The real wild card in assessing whether Tiananmen Square could happen today is the role of the media, and social media in particular. One of the most powerful aspects of social media for political movements is that it allows them to develop rapidly and without the need for strong leadership. This could eliminate the impact of the CCP co-opting more elites during the 1990s.

The information age and social media have also created greater uncertainty over how state sanctioned violence against protests will impact the situation. In today’s world, much of the violence of the PLA would have likely been captured on video by protesters armed with cell phones. If such videos were distributed to Chinese across the country via social media, imposing martial law and clearing Tiananmen Square with force could set off even greater unrest throughout China. After all, Bashar al-Assad was far more brutal in his crackdown than the CCP was in 1989 and it hardly stabilized Syria.

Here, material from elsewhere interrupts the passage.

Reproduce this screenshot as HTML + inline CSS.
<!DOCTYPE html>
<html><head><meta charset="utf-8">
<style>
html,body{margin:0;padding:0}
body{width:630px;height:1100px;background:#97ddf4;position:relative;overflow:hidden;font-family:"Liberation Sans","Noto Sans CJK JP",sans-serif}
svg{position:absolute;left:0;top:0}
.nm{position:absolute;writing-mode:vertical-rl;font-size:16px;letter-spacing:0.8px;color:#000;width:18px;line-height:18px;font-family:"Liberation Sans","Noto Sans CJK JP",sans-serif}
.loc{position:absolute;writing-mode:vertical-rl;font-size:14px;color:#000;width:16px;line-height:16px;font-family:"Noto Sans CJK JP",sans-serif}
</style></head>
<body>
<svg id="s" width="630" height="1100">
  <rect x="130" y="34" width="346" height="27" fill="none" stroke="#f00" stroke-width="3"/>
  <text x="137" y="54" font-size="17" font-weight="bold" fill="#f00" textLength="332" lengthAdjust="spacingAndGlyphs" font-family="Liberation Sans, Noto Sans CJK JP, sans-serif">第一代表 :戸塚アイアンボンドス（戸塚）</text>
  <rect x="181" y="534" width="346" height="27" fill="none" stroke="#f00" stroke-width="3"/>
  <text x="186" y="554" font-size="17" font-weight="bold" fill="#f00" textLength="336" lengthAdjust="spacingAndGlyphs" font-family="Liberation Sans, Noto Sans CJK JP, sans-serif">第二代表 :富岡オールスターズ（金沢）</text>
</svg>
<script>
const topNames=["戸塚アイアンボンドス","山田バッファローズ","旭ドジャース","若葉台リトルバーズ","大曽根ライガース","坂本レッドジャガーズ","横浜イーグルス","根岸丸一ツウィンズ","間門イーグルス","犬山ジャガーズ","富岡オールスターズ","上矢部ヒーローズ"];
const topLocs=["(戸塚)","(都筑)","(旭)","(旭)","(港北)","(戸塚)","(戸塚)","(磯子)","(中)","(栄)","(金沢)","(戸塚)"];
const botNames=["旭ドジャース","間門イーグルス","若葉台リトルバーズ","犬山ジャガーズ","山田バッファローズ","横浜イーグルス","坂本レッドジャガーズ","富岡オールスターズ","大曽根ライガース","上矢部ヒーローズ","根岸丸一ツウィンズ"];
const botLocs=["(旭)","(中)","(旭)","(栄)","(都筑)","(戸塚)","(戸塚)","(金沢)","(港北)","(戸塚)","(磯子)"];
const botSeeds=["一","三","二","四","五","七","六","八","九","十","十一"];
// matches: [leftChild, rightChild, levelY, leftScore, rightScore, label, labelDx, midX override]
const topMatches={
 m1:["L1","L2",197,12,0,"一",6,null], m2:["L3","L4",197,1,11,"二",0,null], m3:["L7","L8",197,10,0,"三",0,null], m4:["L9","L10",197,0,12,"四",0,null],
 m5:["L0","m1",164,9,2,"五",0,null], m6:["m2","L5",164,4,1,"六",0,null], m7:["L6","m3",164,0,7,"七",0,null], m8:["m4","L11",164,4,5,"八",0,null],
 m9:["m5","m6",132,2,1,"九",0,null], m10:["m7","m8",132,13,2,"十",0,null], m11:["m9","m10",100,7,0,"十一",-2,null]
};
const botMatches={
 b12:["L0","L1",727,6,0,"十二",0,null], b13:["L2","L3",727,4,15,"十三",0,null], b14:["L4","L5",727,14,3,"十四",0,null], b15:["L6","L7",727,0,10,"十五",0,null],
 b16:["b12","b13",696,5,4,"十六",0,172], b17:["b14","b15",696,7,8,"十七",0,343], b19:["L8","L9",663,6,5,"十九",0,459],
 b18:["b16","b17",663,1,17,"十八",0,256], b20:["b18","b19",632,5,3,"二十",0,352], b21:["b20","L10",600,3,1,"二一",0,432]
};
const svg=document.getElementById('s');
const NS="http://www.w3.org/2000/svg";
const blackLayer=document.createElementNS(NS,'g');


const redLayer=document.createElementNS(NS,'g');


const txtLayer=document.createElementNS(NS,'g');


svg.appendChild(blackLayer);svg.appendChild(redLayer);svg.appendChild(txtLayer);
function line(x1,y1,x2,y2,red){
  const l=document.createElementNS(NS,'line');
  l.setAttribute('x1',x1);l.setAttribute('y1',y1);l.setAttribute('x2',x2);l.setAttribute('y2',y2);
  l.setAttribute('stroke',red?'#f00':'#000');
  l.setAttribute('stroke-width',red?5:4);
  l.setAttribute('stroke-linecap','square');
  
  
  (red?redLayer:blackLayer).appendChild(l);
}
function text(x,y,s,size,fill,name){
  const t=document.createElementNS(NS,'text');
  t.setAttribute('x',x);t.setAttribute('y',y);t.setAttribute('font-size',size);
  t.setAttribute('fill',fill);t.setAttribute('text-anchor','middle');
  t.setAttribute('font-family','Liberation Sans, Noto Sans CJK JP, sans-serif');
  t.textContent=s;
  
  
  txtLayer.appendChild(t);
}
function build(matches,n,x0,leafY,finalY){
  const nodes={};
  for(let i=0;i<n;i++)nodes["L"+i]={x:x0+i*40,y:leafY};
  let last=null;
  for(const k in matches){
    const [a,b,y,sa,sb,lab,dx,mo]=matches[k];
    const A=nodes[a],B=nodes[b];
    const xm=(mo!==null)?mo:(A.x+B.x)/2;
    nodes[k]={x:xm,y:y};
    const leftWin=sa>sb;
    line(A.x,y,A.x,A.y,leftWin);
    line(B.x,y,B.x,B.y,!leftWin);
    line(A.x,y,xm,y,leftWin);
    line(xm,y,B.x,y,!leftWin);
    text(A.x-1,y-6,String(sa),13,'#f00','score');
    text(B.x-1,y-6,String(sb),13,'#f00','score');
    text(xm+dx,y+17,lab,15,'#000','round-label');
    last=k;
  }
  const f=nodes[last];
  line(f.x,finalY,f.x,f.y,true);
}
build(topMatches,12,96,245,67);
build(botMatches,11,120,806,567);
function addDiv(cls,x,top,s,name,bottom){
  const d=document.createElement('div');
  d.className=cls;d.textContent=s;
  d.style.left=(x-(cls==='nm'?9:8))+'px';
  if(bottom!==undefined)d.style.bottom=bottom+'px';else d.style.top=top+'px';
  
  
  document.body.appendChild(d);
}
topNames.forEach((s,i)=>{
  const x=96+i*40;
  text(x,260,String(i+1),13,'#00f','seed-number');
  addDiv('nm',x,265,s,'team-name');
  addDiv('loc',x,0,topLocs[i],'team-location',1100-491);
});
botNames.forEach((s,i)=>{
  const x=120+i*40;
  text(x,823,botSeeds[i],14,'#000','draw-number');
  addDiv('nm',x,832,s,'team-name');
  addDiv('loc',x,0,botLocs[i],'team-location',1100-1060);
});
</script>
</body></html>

Of course, while a Twitter Revolution in the vein of Tiananmen Square could certainly increase the chances of the protesters succeeding, there is no Twitter in China. In fact, the service was banned right before the anniversary of the Tiananmen Square massacre in 2009. Nor are many other foreign social media sites allowed in China, and the CCP heavily censors Chinese social media tools. It also appears to have the power to block foreign websites at will, and could almost certainly shut down the Chinese sites in times of crisis.

Thus, the CCP’s ability to clamp down on social media and other aspects of the information age is likely the most crucial factor in determining whether a Tiananmen-like movement is possible in contemporary China, as well as whether it would succeed. Unfortunately, at least for supporters of Tiananmen-like protests, the CCP invests enormous amounts of time and resources in ensuring it can impose a media blackout if need be. At the same time, protesters elsewhere have proven mightily resourceful during times of unrest.